Monday, June 29, 2009

The Inimitable Wisdom of James Allen

The following excerpts come from the essay entitled As a Man Thinketh by James Allen. The concepts he teaches forever altered my way of thinking. I encourage you to read the entire essay.

Men do not attract that which they want, but that which they are. Not what he wishes and prays for does a man get, but what he justly earns. His wishes and prayers are only gratified and answered when they harmonize with his thoughts and actions.

In the light of this truth, what, then, is the meaning of "fighting against circumstances?" It means that a man is continually revolting against an effect without, while all the time he is nourishing and preserving its cause in his heart. That cause may take the form of a conscious vice or an unconscious weakness; but whatever it is, it stubbornly retards the efforts of its possessor, and thus calls aloud for remedy.

Men are anxious to improve their circumstances, but are unwilling to improve themselves; they therefore remain bound. The man who does not shrink from self-crucifixion can never fail to accomplish the object upon which his heart is set. This is as true of earthly as of heavenly things. Even the man whose sole object is to acquire wealth must be prepared to make great personal sacrifices before he can accomplish his object; and how much more so he who would realize a strong and well-poised life?

It is pleasing to human vanity to believe that one suffers because of one's virtue; but not until a man has extirpated every sickly, bitter, and impure thought from his mind, and washed every sinful stain from his soul, can he be in a position to know and declare that his sufferings are the result of his good, and not of his bad qualities;

A man only begins to be a man when he ceases to whine and revile, and commences to search for the hidden justice which regulates his life. And as he adapts his mind to that regulating factor, he ceases to accuse others as the cause of his condition, and builds himself up in strong and noble thoughts; ceases to kick against circumstances, but begins to use them as aids to his more rapid progress, and as a means of discovering the hidden powers and possibilities within himself.

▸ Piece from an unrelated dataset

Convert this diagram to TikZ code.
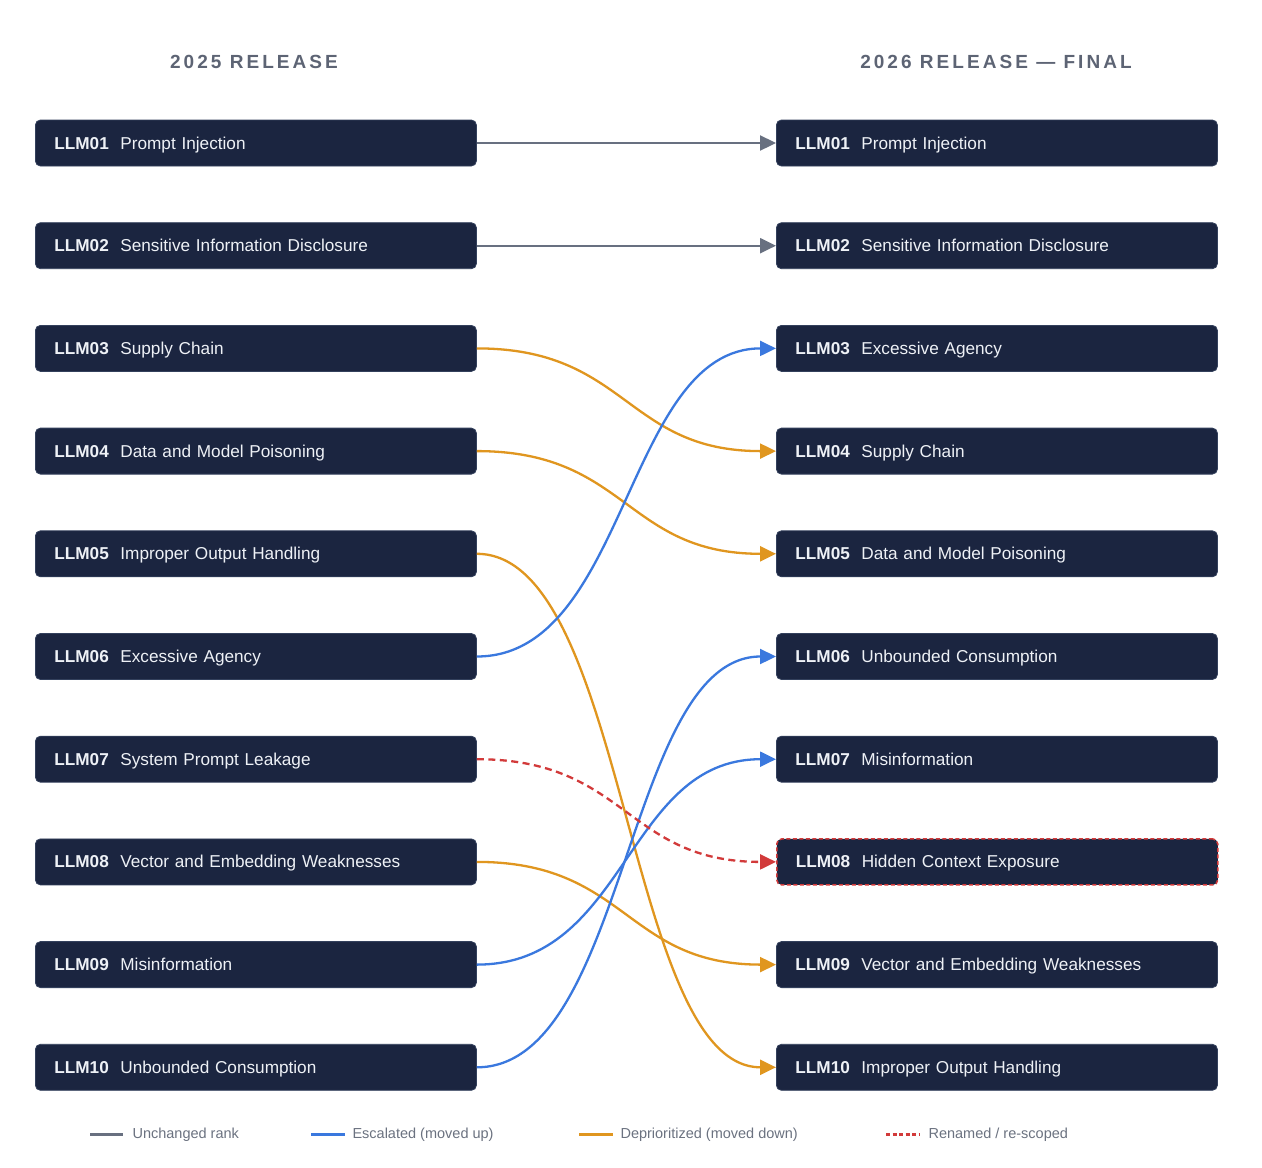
\documentclass[tikz,border=0pt]{standalone}
\usepackage{fontspec}
\setmainfont{Liberation Sans}
\usetikzlibrary{arrows.meta}
\definecolor{navy}{HTML}{1B2540}
\definecolor{navyedge}{HTML}{33405C}
\definecolor{boxtext}{HTML}{EEF1F6}
\definecolor{gline}{HTML}{687080}
\definecolor{bline}{HTML}{3A78DE}
\definecolor{oline}{HTML}{E0961F}
\definecolor{rline}{HTML}{D23A3A}
\definecolor{headc}{HTML}{5D6474}
\definecolor{legc}{HTML}{6B7280}
\newcommand{\itm}[2]{\makebox[66pt][l]{\bfseries #1}#2}
\begin{document}
\begin{tikzpicture}[x=1pt,y=-1pt,
  rbox/.style={draw=navyedge,line width=0.8pt,fill=navy,rounded corners=5pt,
    minimum width=441pt,minimum height=46pt,text width=403pt,inner xsep=19pt,
    text height=14pt,text depth=2pt,
    align=left,text=boxtext,font=\fontsize{17.2}{20}\selectfont,anchor=west},
  head/.style={text=headc,font=\fontsize{19}{22}\selectfont\bfseries\addfontfeatures{LetterSpace=16}},
  leg/.style={text=legc,font=\fontsize{14.5}{17}\selectfont,anchor=west},
  tip/.style={-{Triangle[length=16pt,width=15pt]}},
  conn/.style={line width=2.3pt,tip},
]
\useasboundingbox (0,0) rectangle (1262,1168);
\fill[white] (0,0) rectangle (1262,1168);

\node[head] (hl) at (254,62) {2025 RELEASE};
\node[head] (hr) at (996,62) {2026 RELEASE — FINAL};

\def\yy#1{143+(#1-1)*102.7}
% left column
\node[rbox] (L1) at (35,{\yy{1}}) {\itm{LLM01}{Prompt Injection}};
\node[rbox] (L2) at (35,{\yy{2}}) {\itm{LLM02}{Sensitive Information Disclosure}};
\node[rbox] (L3) at (35,{\yy{3}}) {\itm{LLM03}{Supply Chain}};
\node[rbox] (L4) at (35,{\yy{4}}) {\itm{LLM04}{Data and Model Poisoning}};
\node[rbox] (L5) at (35,{\yy{5}}) {\itm{LLM05}{Improper Output Handling}};
\node[rbox] (L6) at (35,{\yy{6}}) {\itm{LLM06}{Excessive Agency}};
\node[rbox] (L7) at (35,{\yy{7}}) {\itm{LLM07}{System Prompt Leakage}};
\node[rbox] (L8) at (35,{\yy{8}}) {\itm{LLM08}{Vector and Embedding Weaknesses}};
\node[rbox] (L9) at (35,{\yy{9}}) {\itm{LLM09}{Misinformation}};
\node[rbox] (L10) at (35,{\yy{10}}) {\itm{LLM10}{Unbounded Consumption}};
% right column
\node[rbox] (R1) at (776,{\yy{1}}) {\itm{LLM01}{Prompt Injection}};
\node[rbox] (R2) at (776,{\yy{2}}) {\itm{LLM02}{Sensitive Information Disclosure}};
\node[rbox] (R3) at (776,{\yy{3}}) {\itm{LLM03}{Excessive Agency}};
\node[rbox] (R4) at (776,{\yy{4}}) {\itm{LLM04}{Supply Chain}};
\node[rbox] (R5) at (776,{\yy{5}}) {\itm{LLM05}{Data and Model Poisoning}};
\node[rbox] (R6) at (776,{\yy{6}}) {\itm{LLM06}{Unbounded Consumption}};
\node[rbox] (R7) at (776,{\yy{7}}) {\itm{LLM07}{Misinformation}};
\node[rbox,draw=rline,line width=1.5pt,dash pattern=on 4pt off 2.5pt] (R8) at (776,{\yy{8}}) {\itm{LLM08}{Hidden Context Exposure}};
\node[rbox] (R9) at (776,{\yy{9}}) {\itm{LLM09}{Vector and Embedding Weaknesses}};
\node[rbox] (R10) at (776,{\yy{10}}) {\itm{LLM10}{Improper Output Handling}};

% connectors
\draw[conn,gline] (L1.east) -- (R1.west);
\draw[conn,gline] (L2.east) -- (R2.west);
\draw[conn,oline] (L3.east) .. controls +(150.5,0) and +(-150.5,0) .. (R4.west);
\draw[conn,oline] (L4.east) .. controls +(150.5,0) and +(-150.5,0) .. (R5.west);
\draw[conn,oline] (L5.east) .. controls +(150.5,0) and +(-150.5,0) .. (R10.west);
\draw[conn,oline] (L8.east) .. controls +(150.5,0) and +(-150.5,0) .. (R9.west);
\draw[conn,bline] (L6.east) .. controls +(150.5,0) and +(-150.5,0) .. (R3.west);
\draw[conn,bline] (L9.east) .. controls +(150.5,0) and +(-150.5,0) .. (R7.west);
\draw[conn,bline] (L10.east) .. controls +(150.5,0) and +(-150.5,0) .. (R6.west);
\draw[conn,rline,dash pattern=on 7pt off 4.5pt] (L7.east) .. controls +(150.5,0) and +(-150.5,0) .. (R8.west);

% legend
\coordinate (g1a) at (90,1134.5); \coordinate (g1b) at (123,1134.5);
\coordinate (g2a) at (311,1134.5); \coordinate (g2b) at (345,1134.5);
\coordinate (g3a) at (579,1134.5); \coordinate (g3b) at (613,1134.5);
\coordinate (g4a) at (886,1134.5); \coordinate (g4b) at (920,1134.5);
\draw[gline,line width=2.8pt] (g1a) -- (g1b);
\draw[bline,line width=2.8pt] (g2a) -- (g2b);
\draw[oline,line width=2.8pt] (g3a) -- (g3b);
\draw[rline,line width=2.8pt,dash pattern=on 4pt off 2.5pt] (g4a) -- (g4b);
\node[leg] (t1) at (129,1135) {Unchanged rank};
\node[leg] (t2) at (349,1135) {Escalated (moved up)};
\node[leg] (t3) at (617,1135) {Deprioritized (moved down)};
\node[leg] (t4) at (925,1135) {Renamed / re-scoped};
\end{tikzpicture}
\end{document}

Achievement, of whatever kind, is the crown of effort, the diadem of thought. By the aid of self-control, resolution, purity, righteousness, and well-directed thought a man ascends; by the aid of animality, indolence, impurity, corruption, and confusion of thought a man descends.

A man may rise to high success in the world, and even to lofty altitudes in the spiritual realm, and again descend into weakness and wretchedness by allowing arrogant, selfish, and corrupt thoughts to take possession of him.

Victories attained by right thought can only be maintained by watchfulness. Many give way when success is assured, and rapidly fall back into failure.

All achievements, whether in the business, intellectual, or spiritual world, are the result of definitely directed thought, are governed by the same law and are of the same method; the only difference lies in the object of attainment.

He who would accomplish little must sacrifice little; he who would achieve much must sacrifice much; he who would attain highly must sacrifice greatly.

2 comments:

Clinto Beans said...

Thank you James Allen
Thank you Thaddeus

Jancisco said...

I remember being very moved by that little book too. I should re-read it. Good recommendation.